I chose Triangle Circle Square because I can reflect on my training in budo. When you meet some form of adversary, we need to confront them in a strong triangular stance. For many techniques we'd pivot around in some form of circular movement then finish in a strong squatting stance that whose posture resembles a square.

Triangle - beginning of all forms; Circle - infinite; Square - 10000 things / the Universe. Read from right to left we start with the infinite basis of everything; the triangle as the beginning of some tangible form; then the triangle doubled into a square. This overlaps to infinity.

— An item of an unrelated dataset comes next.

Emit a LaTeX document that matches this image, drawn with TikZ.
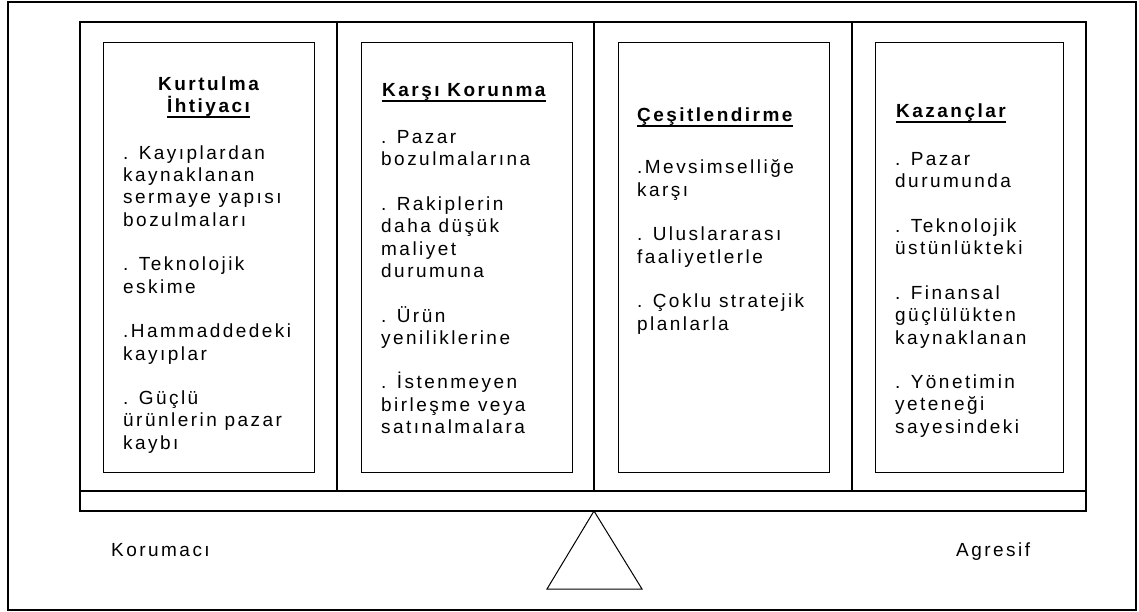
\documentclass[tikz,border=0pt]{standalone}
\usepackage{fontspec}
\setmainfont{Liberation Sans}[LetterSpace=13]
\tikzset{
  frame/.style={line width=2pt},
  panel/.style={line width=1.4pt},
  box/.style={draw,line width=1.4pt,inner sep=0pt,anchor=north west,minimum height=430pt},
  title/.style={font=\fontsize{19}{22.3}\selectfont\bfseries,inner sep=0pt,anchor=base west},
  body/.style={font=\fontsize{19}{22.3}\selectfont,align=left,inner sep=0pt,anchor=north west},
  side/.style={font=\fontsize{19}{22.3}\selectfont,inner sep=0pt,anchor=base west},
  ulbar/.style={line width=2pt}
}
\begin{document}
\begin{tikzpicture}[x=1pt,y=-1pt,line join=miter]
	\useasboundingbox (0,0) rectangle (1139,612);
	% frame and beam
	\draw[frame] (8,2) rectangle (1136,610);
	\draw[panel] (80,22) rectangle (1086,511);
	\draw[panel] (80,491) -- (1086,491);
	\foreach \xd in {337,594,852}
		\draw[panel] (\xd,22) -- (\xd,491);
	\draw[line width=1pt] (594,511) -- (547,589) -- (642,589) -- cycle;
	% the four boxes
	\node[box,minimum width=211pt] (box1) at (103,42) {};
	\node[box,minimum width=211pt] (box2) at (361,42) {};
	\node[box,minimum width=211pt] (box3) at (618,42) {};
	\node[box,minimum width=188pt] (box4) at (875,42) {};
	% titles
	\node[title,anchor=base] (kurt) at (208.5,91) {Kurtulma};
	\node[title,anchor=base] (ihti) at (208.5,112.7) {İhtiyacı};
	\node[title] (kars) at (382,97) {Karşı Korunma};
	\node[title] (cesi) at (637,122) {Çeşitlendirme};
	\node[title] (kaza) at (896,118) {Kazançlar};
	\foreach \t in {ihti,kars,cesi,kaza}
		\draw[ulbar] ([yshift=-4pt]\t.base west) -- ([yshift=-4pt]\t.base east);
	% item lists
	\node[body] (list1) at (123,145.4) {. Kayıplardan\\kaynaklanan\\sermaye yapısı\\bozulmaları\\[22.3pt]
		. Teknolojik\\eskime\\[22.3pt].Hammaddedeki\\kayıplar\\[22.3pt]. Güçlü\\ürünlerin pazar\\kaybı};
	\node[body] (list2) at (381,130.4) {. Pazar\\bozulmalarına\\[22.3pt]. Rakiplerin\\daha düşük\\maliyet\\durumuna\\[22.3pt]
		. Ürün\\yeniliklerine\\[22.3pt]. İstenmeyen\\birleşme veya\\satınalmalara};
	\node[body] (list3) at (637,159.7) {.Mevsimselliğe\\karşı\\[22.3pt]. Uluslararası\\faaliyetlerle\\[22.3pt]
		. Çoklu stratejik\\planlarla};
	\node[body] (list4) at (895,152.4) {. Pazar\\durumunda\\[22.3pt]. Teknolojik\\üstünlükteki\\[22.3pt]
		. Finansal\\güçlülükten\\kaynaklanan\\[22.3pt]. Yönetimin\\yeteneği\\sayesindeki};
	% ends of the scale
	\node[side] (koru) at (111,556) {Korumacı};
	\node[side] (agre) at (956,556) {Agresif};
\end{tikzpicture}
\end{document}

In the Oracle world we meet a problem. This always contributes to the learning process. Regardless of whether it's a problem we've faced before, or a new challenge - it will contribute to our ongoing learning process. Strengthening good paths, weakening poor ones. This is my triangle.

We then need to define a solution. Awareness is important - where to look for documentation, who to ask, what knowledge to reference. Iteration always helps to refine this solution. This is my circle.

Then of course we need to finish the job, and do it in an efficient manner. I'm always keen to apply all the little techniques I'm familiar with to ensure my code is as efficient as I can make it. Small things alone don't make your software fast, but lots of small things added together save you a tuning headache later on. This is my square.

The artwork in the heading of my blog is from a painting by a fellow who lived on the island known as Japan in the 18th century. Much can be interpreted from this philosopher's doodling - the rough English translation of this painting is "Universe". David Suzuki comments on it well, but many like to contemplate for themselves and build their own interpretation.

By three methods we may learn wisdom: First, by reflection, which is noblest; Second, by imitation, which is easiest; and third by experience, which is the bitterest.